Limiting Access to Data
In the past, all employees would have all the company’s data on their computers. Alternatively, they would have access to a central hub where all this data was stored. This means that breaching a single point in that network would grant access to all the data on the network.
These days, businesses have to limit data access to only the data specific employees need. When a business limits the people that can view certain types of data, they limit their exposure because a breach on one computer would only lead to a leak of the data on that computer alone.
Use Encryption
Encryption ensures that even if a data breach happens, the data would be meaningless to the parties that end up with it. Businesses should therefore hire IT firms that can provide powerful protection for their systems, networks, and data through strong encryption. At a minimum, every business should have its emails and network traffic encrypted.
Update Software and Hardware
Professional IT consultants recommend updating your software and hardware regularly. Installing all security updates and patches regularly protects your data when vulnerabilities in older software, operating systems, and hardware become known to malicious third-party actors.
Use Passwords That Are Impossible to Guess or Decipher
Until recently, few businesses had strict guidelines on the passwords employees would use and how often they would change them. Now, businesses have been proactive in asking their employees to use strong passwords that are impossible to guess or decipher. They also need to remind their employees to change their passwords regularly, as this is one of the simplest steps to helping protect the businesses from data breaches.

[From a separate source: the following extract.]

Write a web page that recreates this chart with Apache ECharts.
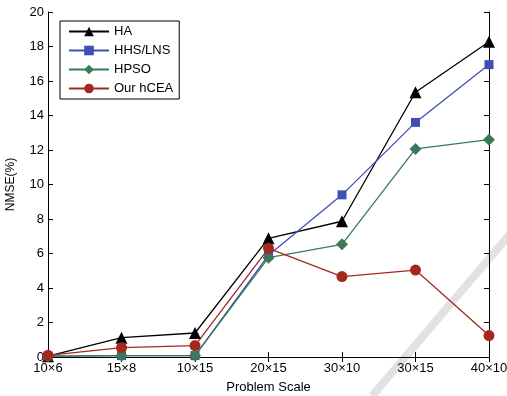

Conduct Security Awareness Training
Studies have found that employees are usually the weakest link in many cybersecurity strategies. Employees are the ones who are most likely to click on suspicious links or download suspicious software. Therefore, training is important to help them understand the risks associated with doing this.
Also, one training session is not enough. Employees can forget about the lessons taught and keep doing things the same way unless you make them understand why following certain precautions is required.
It may seem like a lot of work has to be done to protect businesses from data breaches, but doing so is necessary for businesses that do not want to lose their data. Putting the right measures in place and educating employees on security measures, procedures and policies will go a long way in protecting your business and its data.